DevOps methodology requires executives to identify risks through different metrics such as teams, features, stage and business-related items. Having the ability to tag, correlate and act upon bugs as they relate to the above attributes will help optimize the entire workflow, and support a maturity leap forward in DevOps practices. As an example, a specific team that has more bugs in a specific stage compared to a different team, raises few flags that if highlighted and addressed can serve as an alignment factor for the entire R&D. Another example might be a specific feature that is more error-prone on specific OS versions compared to others - the outcome of such insights shall drive more test coverage and attention to that piece.
DevOps is all about the right balance of people, processes, and tools. Problems will always pop-up between these components. With that in mind, problem-solving (bugs are kind of a problem, right?) is fundamental to a healthy agile process.

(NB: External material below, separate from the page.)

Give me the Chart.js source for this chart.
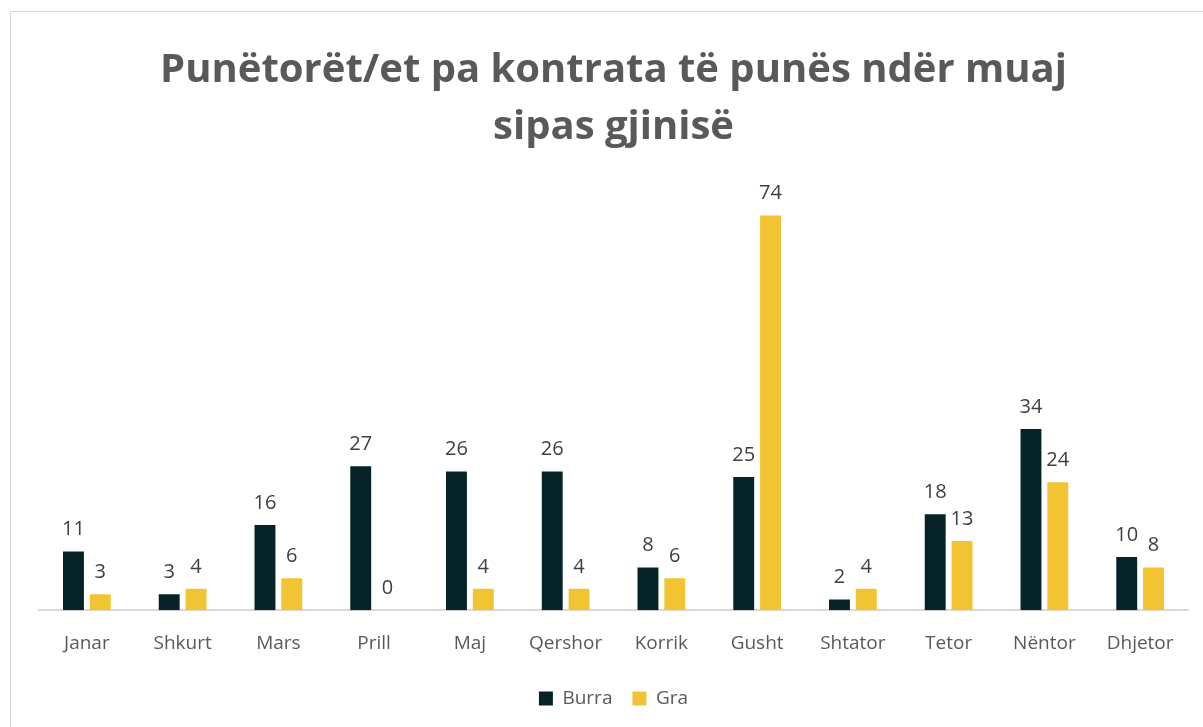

The process that you build in order to treat bugs as part of automation at scale should be designed with the following ideas in mind:
- Provide the right visibility of bugs (when identified).
- Sufficient enough in order to fix them fast.
- Triaging is essential to determine where to put focus in CI/CD.
- Communicate quality findings with regards to bugs across teams for full alignment.
- Measure bug fixing process using unified metrics.
- Trust - a key factor in order to establish a sustainable process between teams which eventually leads to a stage where everyone take responsibility for bugs.